The name T25/Chardon LL does not conjure up images of bucolic bliss - but it could be coming soon to a field near you. T25/Chardon LL is the genetically modified maize that, according to cabinet minutes published in this newspaper yesterday, the government hopes to approve for commercial planting. It would then become the first new GM food crop legally allowed to grow in this country. The decision comes after the gene-spliced maize was the only crop in the government-sponsored GM field trials that did not harm wildlife and vegetation - although the study also suggested more research was needed.

By choosing to approve the planting of its poster child, the government is attempting to forge ahead with its strongest case for GM crops. Yet it faces powerful opposition in the form of a public that so far refuses to be mollified or massaged in favour of accepting GM, even two years after the government tried to start a national debate on the subject. In fact, surveys found that the more the public knew about GM food, the less they liked it. Even the latest opinion poll, released this week, showed that nearly three times as many people are hostile to the introduction of GM food as are in favour. Given the government's failure to shift British public opinion in favour of the euro by even a fraction, despite several years of effort and an orchestrated campaign with cross-party support, what hope does it have in turning T25/Chardon LL into a vision of ripe fields, waving gently in the breeze?

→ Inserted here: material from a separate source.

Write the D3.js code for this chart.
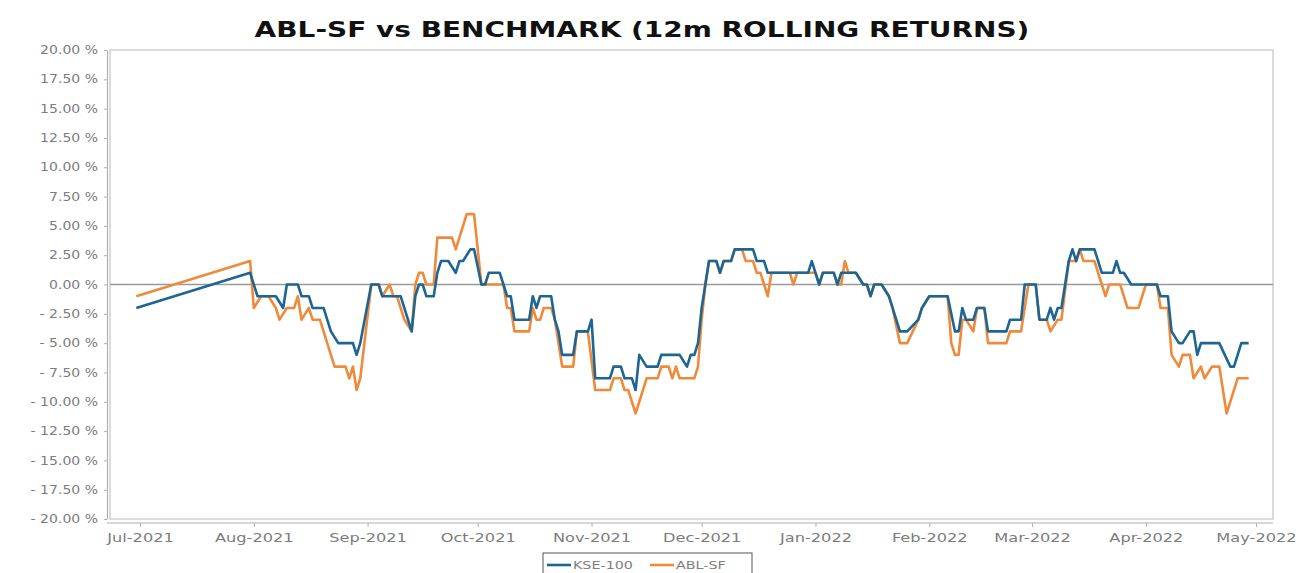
<!DOCTYPE html>
<html><head><meta charset="utf-8">
<script src="https://cdn.jsdelivr.net/npm/d3@7"></script>
<style>body{margin:0;background:#fff}</style>
</head><body>
<svg id="c" width="1302" height="573"></svg>
<script>
const title = "ABL-SF vs BENCHMARK (12m ROLLING RETURNS)";
const seriesNames = ["KSE-100", "ABL-SF"];
const yTicks = [20, 17.5, 15, 12.5, 10, 7.5, 5, 2.5, 0, -2.5, -5, -7.5, -10, -12.5, -15, -17.5, -20];
const monthTicks = ["2021-07-01","2021-08-01","2021-09-01","2021-10-01","2021-11-01","2021-12-01",
  "2022-01-01","2022-02-01","2022-03-01","2022-04-01","2022-05-01"];

// KSE-100 12m rolling return (%)
const kse = [
["2021-06-30",-2],["2021-07-31",1],["2021-08-02",-1],["2021-08-07",-1],["2021-08-09",-2],
["2021-08-10",0],["2021-08-13",0],["2021-08-14",-1],["2021-08-16",-1],["2021-08-17",-2],
["2021-08-20",-2],["2021-08-21",-3],["2021-08-22",-4],["2021-08-24",-5],["2021-08-28",-5],
["2021-08-29",-6],["2021-08-30",-5],["2021-09-02",0],["2021-09-04",0],["2021-09-05",-1],
["2021-09-10",-1],["2021-09-11",-2],["2021-09-13",-4],["2021-09-14",-1],["2021-09-15",0],
["2021-09-16",0],["2021-09-17",-1],["2021-09-19",-1],["2021-09-20",1],["2021-09-21",2],
["2021-09-23",2],["2021-09-25",1],["2021-09-26",2],["2021-09-27",2],["2021-09-29",3],
["2021-09-30",3],["2021-10-02",0],["2021-10-03",0],["2021-10-04",1],["2021-10-07",1],
["2021-10-08",0],["2021-10-09",-1],["2021-10-10",-1],["2021-10-11",-3],["2021-10-15",-3],
["2021-10-16",-1],["2021-10-17",-2],["2021-10-18",-1],["2021-10-21",-1],["2021-10-22",-3],
["2021-10-23",-4],["2021-10-24",-6],["2021-10-27",-6],["2021-10-28",-4],["2021-10-31",-4],
["2021-11-01",-3],["2021-11-02",-8],["2021-11-06",-8],["2021-11-07",-7],["2021-11-09",-7],
["2021-11-10",-8],["2021-11-12",-8],["2021-11-13",-9],["2021-11-14",-6],["2021-11-16",-7],
["2021-11-19",-7],["2021-11-20",-6],["2021-11-25",-6],["2021-11-27",-7],["2021-11-28",-6],
["2021-11-29",-6],["2021-11-30",-5],["2021-12-01",-2],["2021-12-02",0],["2021-12-03",2],
["2021-12-05",2],["2021-12-06",1],["2021-12-07",2],["2021-12-09",2],["2021-12-10",3],
["2021-12-15",3],["2021-12-16",2],["2021-12-18",2],["2021-12-19",1],["2021-12-30",1],
["2021-12-31",2],["2022-01-01",1],["2022-01-02",0],["2022-01-03",1],["2022-01-06",1],
["2022-01-07",0],["2022-01-08",1],["2022-01-12",1],["2022-01-14",0],["2022-01-15",0],
["2022-01-16",-1],["2022-01-17",0],["2022-01-19",0],["2022-01-21",-1],["2022-01-22",-2],
["2022-01-24",-4],["2022-01-26",-4],["2022-01-29",-3],["2022-01-30",-2],["2022-02-01",-1],
["2022-02-06",-1],["2022-02-08",-4],["2022-02-09",-4],["2022-02-10",-2],["2022-02-11",-3],
["2022-02-13",-3],["2022-02-14",-2],["2022-02-16",-2],["2022-02-17",-4],["2022-02-22",-4],
["2022-02-23",-3],["2022-02-26",-3],["2022-02-27",0],["2022-03-02",0],["2022-03-03",-3],
["2022-03-05",-3],["2022-03-06",-2],["2022-03-07",-3],["2022-03-08",-2],["2022-03-09",-2],
["2022-03-11",2],["2022-03-12",3],["2022-03-13",2],["2022-03-14",3],["2022-03-18",3],
["2022-03-19",2],["2022-03-20",1],["2022-03-23",1],["2022-03-24",2],["2022-03-25",1],
["2022-03-26",1],["2022-03-28",0],["2022-04-04",0],["2022-04-05",-1],["2022-04-07",-1],
["2022-04-08",-4],["2022-04-10",-5],["2022-04-11",-5],["2022-04-13",-4],["2022-04-14",-4],
["2022-04-15",-6],["2022-04-16",-5],["2022-04-21",-5],["2022-04-24",-7],["2022-04-25",-7],
["2022-04-27",-5],["2022-04-29",-5]
];

// ABL-SF 12m rolling return (%)
const abl = [
["2021-06-30",-1],["2021-07-31",2],["2021-08-01",-2],["2021-08-03",-1],["2021-08-05",-1],
["2021-08-07",-2],["2021-08-08",-3],["2021-08-10",-2],["2021-08-12",-2],["2021-08-13",-1],
["2021-08-14",-3],["2021-08-16",-2],["2021-08-17",-3],["2021-08-19",-3],["2021-08-20",-4],
["2021-08-21",-5],["2021-08-22",-6],["2021-08-23",-7],["2021-08-26",-7],["2021-08-27",-8],
["2021-08-28",-7],["2021-08-29",-9],["2021-08-30",-8],["2021-09-02",0],["2021-09-04",0],
["2021-09-05",-1],["2021-09-07",0],["2021-09-08",-1],["2021-09-09",-1],["2021-09-10",-2],
["2021-09-11",-3],["2021-09-13",-4],["2021-09-14",0],["2021-09-15",1],["2021-09-16",1],
["2021-09-17",0],["2021-09-19",0],["2021-09-20",4],["2021-09-24",4],["2021-09-25",3],
["2021-09-26",4],["2021-09-28",6],["2021-09-30",6],["2021-10-02",0],["2021-10-08",0],
["2021-10-09",-2],["2021-10-10",-2],["2021-10-11",-4],["2021-10-15",-4],["2021-10-16",-2],
["2021-10-17",-3],["2021-10-18",-3],["2021-10-19",-2],["2021-10-21",-2],["2021-10-22",-3],
["2021-10-23",-5],["2021-10-24",-7],["2021-10-27",-7],["2021-10-28",-4],["2021-10-31",-4],
["2021-11-02",-9],["2021-11-06",-9],["2021-11-07",-8],["2021-11-09",-8],["2021-11-10",-9],
["2021-11-11",-9],["2021-11-12",-10],["2021-11-13",-11],["2021-11-14",-10],["2021-11-15",-9],
["2021-11-16",-8],["2021-11-19",-8],["2021-11-20",-7],["2021-11-22",-7],["2021-11-23",-8],
["2021-11-24",-7],["2021-11-25",-8],["2021-11-29",-8],["2021-11-30",-7],["2021-12-01",-3],
["2021-12-02",0],["2021-12-03",2],["2021-12-05",2],["2021-12-06",1],["2021-12-07",2],
["2021-12-09",2],["2021-12-10",3],["2021-12-12",3],["2021-12-13",2],["2021-12-15",2],
["2021-12-16",1],["2021-12-17",1],["2021-12-19",-1],["2021-12-20",1],["2021-12-25",1],
["2021-12-26",0],["2021-12-27",1],["2021-12-30",1],["2022-01-01",1],["2022-01-02",0],
["2022-01-03",1],["2022-01-06",1],["2022-01-07",0],["2022-01-08",0],["2022-01-09",2],
["2022-01-10",1],["2022-01-12",1],["2022-01-14",0],["2022-01-15",0],["2022-01-16",-1],
["2022-01-17",0],["2022-01-19",0],["2022-01-21",-1],["2022-01-22",-2],["2022-01-24",-5],
["2022-01-26",-5],["2022-01-29",-3],["2022-01-30",-2],["2022-02-01",-1],["2022-02-06",-1],
["2022-02-07",-5],["2022-02-08",-6],["2022-02-09",-6],["2022-02-10",-3],["2022-02-11",-3],
["2022-02-13",-4],["2022-02-14",-2],["2022-02-16",-2],["2022-02-17",-5],["2022-02-22",-5],
["2022-02-23",-4],["2022-02-26",-4],["2022-02-28",0],["2022-03-02",0],["2022-03-03",-3],
["2022-03-05",-3],["2022-03-06",-4],["2022-03-08",-3],["2022-03-09",-3],["2022-03-11",2],
["2022-03-13",2],["2022-03-14",3],["2022-03-15",2],["2022-03-18",2],["2022-03-19",1],
["2022-03-20",0],["2022-03-21",-1],["2022-03-22",0],["2022-03-25",0],["2022-03-27",-2],
["2022-03-30",-2],["2022-04-01",0],["2022-04-04",0],["2022-04-05",-2],["2022-04-07",-2],
["2022-04-08",-6],["2022-04-10",-7],["2022-04-11",-6],["2022-04-13",-6],["2022-04-14",-8],
["2022-04-16",-7],["2022-04-17",-8],["2022-04-19",-7],["2022-04-21",-7],["2022-04-23",-11],
["2022-04-26",-8],["2022-04-29",-8]
];

const colors = {kse: "#1d6593", abl: "#f08a3a"};
const FONT = "'DejaVu Sans', Verdana, sans-serif";
const parse = d3.utcParse("%Y-%m-%d");

const svg = d3.select("#c");
const L = 110, R = 1273, T = 50, B = 519;

const x = d3.scaleUtc().domain([parse("2021-07-01"), parse("2022-05-01")]).range([140, 1256]);
const y = d3.scaleLinear().domain([-20, 20]).range([B, T]);

function stretch(sel, f) {
  sel.each(function() {
    const t = d3.select(this);
    const tx = +t.attr("x") || 0;
    t.attr("x", tx / f);
    const prev = t.attr("transform") || "";
    t.attr("transform", prev + ` scale(${f},1)`);
  });
}

// title
const tt = svg.append("text").attr("y", 37).attr("text-anchor", "middle")
  .attr("font-family", FONT).attr("font-weight", "bold").attr("font-size", 21)
  .attr("fill", "#111").text(title);
const tlen = tt.node().getComputedTextLength();
tt.attr("transform", `translate(642,0) scale(${775 / tlen},1)`);

// plot frame
svg.append("rect").attr("x", L).attr("y", T).attr("width", R - L).attr("height", B - T)
  .attr("fill", "none").attr("stroke", "#c4c4c4").attr("stroke-width", 1.2);

// zero line
svg.append("line").attr("x1", L).attr("x2", R).attr("y1", y(0)).attr("y2", y(0))
  .attr("stroke", "#999").attr("stroke-width", 1.3);

// y axis
const fmt = v => (v < 0 ? "- " + Math.abs(v).toFixed(2) : v.toFixed(2)) + " %";
const ya = svg.append("g").attr("transform", "translate(107,0)")
  .call(d3.axisLeft(y).tickValues(yTicks).tickFormat(fmt).tickSize(3).tickPadding(6).tickSizeOuter(0));
ya.select(".domain").attr("stroke", "#b0b0b0").attr("stroke-width", 1.2);
ya.selectAll(".tick line").attr("stroke", "#b0b0b0");
ya.selectAll(".tick text").attr("font-family", FONT).attr("font-size", 11.5).attr("fill", "#7c7c7c");
stretch(ya.selectAll(".tick text"), 1.22);

// x axis
const xa = svg.append("g").attr("transform", "translate(0,523)")
  .call(d3.axisBottom(x).tickValues(monthTicks.map(parse)).tickFormat(d3.utcFormat("%b-%Y"))
    .tickSize(4).tickPadding(6).tickSizeOuter(0));
xa.select(".domain").remove();
xa.append("line").attr("x1", L - 3).attr("x2", R).attr("y1", 0).attr("y2", 0)
  .attr("stroke", "#b0b0b0").attr("stroke-width", 1.2);
xa.selectAll(".tick line").attr("stroke", "#b0b0b0");
xa.selectAll(".tick text").attr("font-family", FONT).attr("font-size", 12).attr("fill", "#7c7c7c");
stretch(xa.selectAll(".tick text"), 1.35);

// lines
const line = d3.line().x(d => x(parse(d[0]))).y(d => y(d[1]));
svg.append("path").datum(abl).attr("d", line).attr("fill", "none")
  .attr("stroke", colors.abl).attr("stroke-width", 2.6).attr("stroke-linejoin", "round");
svg.append("path").datum(kse).attr("d", line).attr("fill", "none")
  .attr("stroke", colors.kse).attr("stroke-width", 2.6).attr("stroke-linejoin", "round");

// legend
const lg = svg.append("g");
lg.append("rect").attr("x", 543).attr("y", 553).attr("width", 209).attr("height", 24)
  .attr("fill", "#fff").attr("stroke", "#555").attr("stroke-width", 1);
const items = [{n: seriesNames[0], c: colors.kse, x: 547}, {n: seriesNames[1], c: colors.abl, x: 650}];
items.forEach(it => {
  lg.append("line").attr("x1", it.x).attr("x2", it.x + 24).attr("y1", 565).attr("y2", 565)
    .attr("stroke", it.c).attr("stroke-width", 2.6);
  const t = lg.append("text").attr("y", 569).attr("font-family", FONT).attr("font-size", 11)
    .attr("fill", "#808080").text(it.n);
  t.attr("transform", `translate(${it.x + 26},0) scale(1.3,1)`);
});
</script>
</body></html>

Those opposed to the introduction of GM crops in this country do so for a variety of disparate but valid reasons. Many of them are concerned that the GM genie cannot be put back into the bottle once it is let out into the British countryside - and would need much more in the way of scientific evidence to win them over. Others are suspicious of overt tinkering with nature, mindful of BSE and human variant CJD, and the unanticipated health risks of altering elements of the food chain. And there are those who object to the nature of ownership of GM crops. T25/Chardon LL itself is patented by the German biotech company Bayer, and is designed for use with Bayer's particular brand of glufosinate-ammonium herbicide - named Liberty. Many find a system loaded in favour of such commercial interests hard to accept, whatever the scientific arguments might be.

So why is the government so determined to press ahead? In this case, T25/Chardon LL is a genetically modified straw man. There is little demand or need for GM maize in this country, and it is hardly likely the crop will be adopted in a widespread form. But its approval would send an important signal that there is no blanket ban on GM crops, and so take the brakes off scientific research into GM agriculture in British universities. It would also allow, as the leaked minutes hope, for opposition to GM food and crops to "eventually be worn down".

Earlier this week the government was one of the few to vote in favour of the European Union lifting its ban on GM maize for animal feed. Britain, along with the other EU member states, remains under enormous pressure from the United States to approve new GM products and imports, with the US pushing the World Trade Organisation to declare Europe's GM ban illegal under international trade rules. Approving T25/Chardon LL would go some way to keeping the US happy.

But there remains the fact that there is little appetite in this country for GM crops, whether home-grown or imported from abroad, and a demand for strict regulation on use and labelling. There is nothing in the government's case for GM that will change that - and approving a crop that no one wants to grow will be seen as an attempt to introduce the thin end of a highly unpopular wedge.